Prosecutors from the Crown Office have announced that former Royal Bank of Scotland (RBS) bosses will not face criminal charges in connection with the sale of shares in the bank in the months leading up to its collapse. They had been investigating the bank’s decision to carry out a rights issue in 2008, which was an invitation to existing shareholders to purchase its reserve following the £49bn purchase of Dutch bank ABN Amro.
However, just months after the RBS announced it wanted to raise £12bn to shore up its reserves following the purchase, the value of RBS shares plummeted and the bank had to be bailed out by the Government, at a cost to the taxpayer of £45bn. The Crown Office investigation was launched following a report by the then Financial Services Authority in December 2011.

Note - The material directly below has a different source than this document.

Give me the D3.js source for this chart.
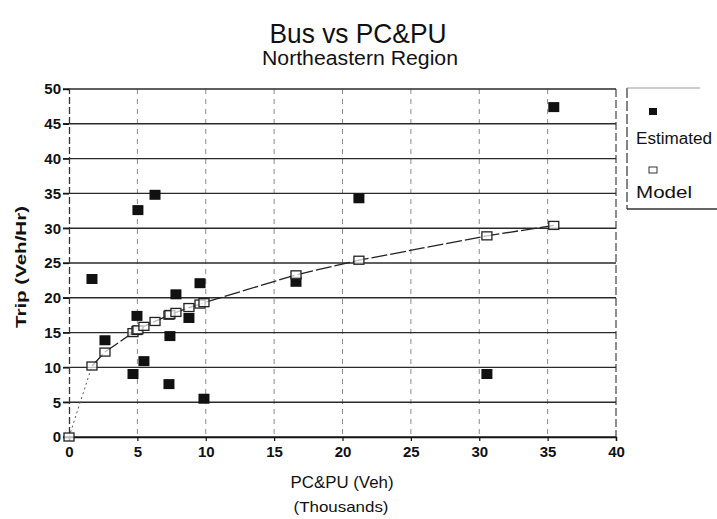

In a statement this week, the Crown Office said the investigation had been “extremely complex” and included the examination of over 160,000 documents by a team of specialist forensic accountants and banking experts.
It said that the investigation had involved close co-operation with a range of financial regulators and banking institutions, including the Financial Conduct Authority (FCA), the Prudential Regulation Authority, the Federal Reserve Bank of New York, the Serious Fraud Office and the Financial Reporting Council.
Any forensic accountant or investigator gathers evidence from every possible source and arrives at the conclusions they do based on facts, not surmise. In many cases, the investigators conclude, as in this case, that there is insufficient evidence to mount a case, which is why a forensic investigation is vital if there are any allegations of wrongdoing.